(Data excerpt):
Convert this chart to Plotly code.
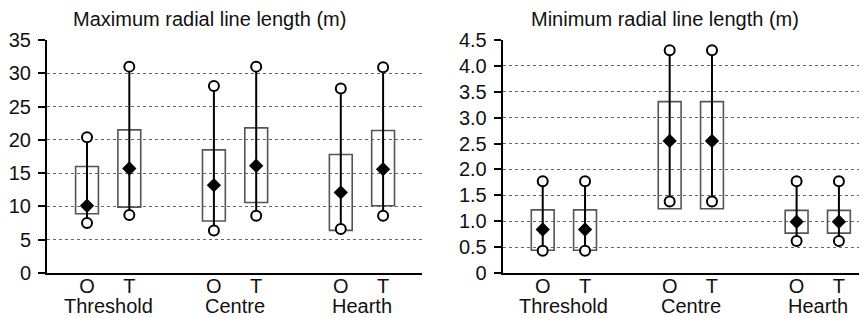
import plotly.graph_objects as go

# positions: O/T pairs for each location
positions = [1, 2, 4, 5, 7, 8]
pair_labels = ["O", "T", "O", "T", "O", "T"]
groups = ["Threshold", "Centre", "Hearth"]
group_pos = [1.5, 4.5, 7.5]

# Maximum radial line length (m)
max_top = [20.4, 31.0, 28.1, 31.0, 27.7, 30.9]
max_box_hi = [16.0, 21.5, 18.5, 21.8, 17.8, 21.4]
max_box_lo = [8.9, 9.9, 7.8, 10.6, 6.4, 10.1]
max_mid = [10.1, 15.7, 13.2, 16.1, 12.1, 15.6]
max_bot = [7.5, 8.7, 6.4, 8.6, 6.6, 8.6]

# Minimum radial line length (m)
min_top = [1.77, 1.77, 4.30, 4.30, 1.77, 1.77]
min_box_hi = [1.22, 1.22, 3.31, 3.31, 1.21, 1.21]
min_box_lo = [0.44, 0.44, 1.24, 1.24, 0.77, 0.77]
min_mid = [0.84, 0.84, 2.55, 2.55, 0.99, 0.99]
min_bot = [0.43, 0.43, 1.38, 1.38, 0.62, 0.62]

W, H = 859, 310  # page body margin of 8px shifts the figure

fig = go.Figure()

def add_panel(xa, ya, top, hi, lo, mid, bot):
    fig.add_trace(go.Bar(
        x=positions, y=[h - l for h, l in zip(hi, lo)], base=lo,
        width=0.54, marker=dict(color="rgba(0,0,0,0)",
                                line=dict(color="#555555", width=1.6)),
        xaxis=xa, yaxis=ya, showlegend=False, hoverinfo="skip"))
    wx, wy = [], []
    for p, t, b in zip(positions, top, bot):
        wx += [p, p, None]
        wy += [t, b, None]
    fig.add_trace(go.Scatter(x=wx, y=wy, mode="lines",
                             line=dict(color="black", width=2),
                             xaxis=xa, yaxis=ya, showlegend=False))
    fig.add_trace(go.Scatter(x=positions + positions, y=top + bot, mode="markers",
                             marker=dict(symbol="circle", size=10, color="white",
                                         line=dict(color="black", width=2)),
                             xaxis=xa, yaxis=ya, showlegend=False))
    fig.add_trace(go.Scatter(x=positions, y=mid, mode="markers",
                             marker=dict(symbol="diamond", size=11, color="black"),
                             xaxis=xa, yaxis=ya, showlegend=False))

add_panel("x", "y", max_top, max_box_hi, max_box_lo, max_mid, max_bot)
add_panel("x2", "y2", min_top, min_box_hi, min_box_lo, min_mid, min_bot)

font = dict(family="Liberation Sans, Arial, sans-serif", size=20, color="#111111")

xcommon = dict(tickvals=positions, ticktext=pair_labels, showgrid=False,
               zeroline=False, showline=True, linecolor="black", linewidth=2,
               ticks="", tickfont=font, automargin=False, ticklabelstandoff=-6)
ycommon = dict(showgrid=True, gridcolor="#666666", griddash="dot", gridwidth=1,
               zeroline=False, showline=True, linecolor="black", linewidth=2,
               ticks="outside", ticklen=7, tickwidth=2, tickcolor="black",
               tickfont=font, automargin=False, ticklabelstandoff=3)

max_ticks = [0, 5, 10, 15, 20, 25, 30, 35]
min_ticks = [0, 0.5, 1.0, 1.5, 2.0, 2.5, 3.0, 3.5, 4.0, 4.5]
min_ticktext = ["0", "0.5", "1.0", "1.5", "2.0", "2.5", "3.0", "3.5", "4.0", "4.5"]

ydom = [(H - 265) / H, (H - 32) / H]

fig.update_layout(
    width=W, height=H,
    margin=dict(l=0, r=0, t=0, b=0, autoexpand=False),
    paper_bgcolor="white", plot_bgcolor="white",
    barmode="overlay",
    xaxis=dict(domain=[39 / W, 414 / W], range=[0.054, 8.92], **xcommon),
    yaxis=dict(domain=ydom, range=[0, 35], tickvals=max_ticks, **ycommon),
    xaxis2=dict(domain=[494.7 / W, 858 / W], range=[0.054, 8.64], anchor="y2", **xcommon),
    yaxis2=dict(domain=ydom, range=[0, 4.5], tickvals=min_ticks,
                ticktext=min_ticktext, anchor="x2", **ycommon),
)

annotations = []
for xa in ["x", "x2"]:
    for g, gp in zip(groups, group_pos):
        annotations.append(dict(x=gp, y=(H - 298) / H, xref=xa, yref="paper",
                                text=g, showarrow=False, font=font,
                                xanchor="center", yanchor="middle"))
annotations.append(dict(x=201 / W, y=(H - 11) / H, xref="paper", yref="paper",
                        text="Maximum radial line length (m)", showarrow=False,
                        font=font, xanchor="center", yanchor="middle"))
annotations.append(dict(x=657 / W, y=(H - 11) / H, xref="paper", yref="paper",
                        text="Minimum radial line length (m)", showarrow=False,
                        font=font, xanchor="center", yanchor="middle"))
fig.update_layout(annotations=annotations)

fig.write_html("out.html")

(Stated exercise): From the first line above through the line containing "max_bot = [7.5, 8.7, 6.4, 8.6, 6.6, 8.6]", copy everything exactly, without the pictures.

(Output):
Convert this chart to Plotly code.
import plotly.graph_objects as go

# positions: O/T pairs for each location
positions = [1, 2, 4, 5, 7, 8]
pair_labels = ["O", "T", "O", "T", "O", "T"]
groups = ["Threshold", "Centre", "Hearth"]
group_pos = [1.5, 4.5, 7.5]

# Maximum radial line length (m)
max_top = [20.4, 31.0, 28.1, 31.0, 27.7, 30.9]
max_box_hi = [16.0, 21.5, 18.5, 21.8, 17.8, 21.4]
max_box_lo = [8.9, 9.9, 7.8, 10.6, 6.4, 10.1]
max_mid = [10.1, 15.7, 13.2, 16.1, 12.1, 15.6]
max_bot = [7.5, 8.7, 6.4, 8.6, 6.6, 8.6]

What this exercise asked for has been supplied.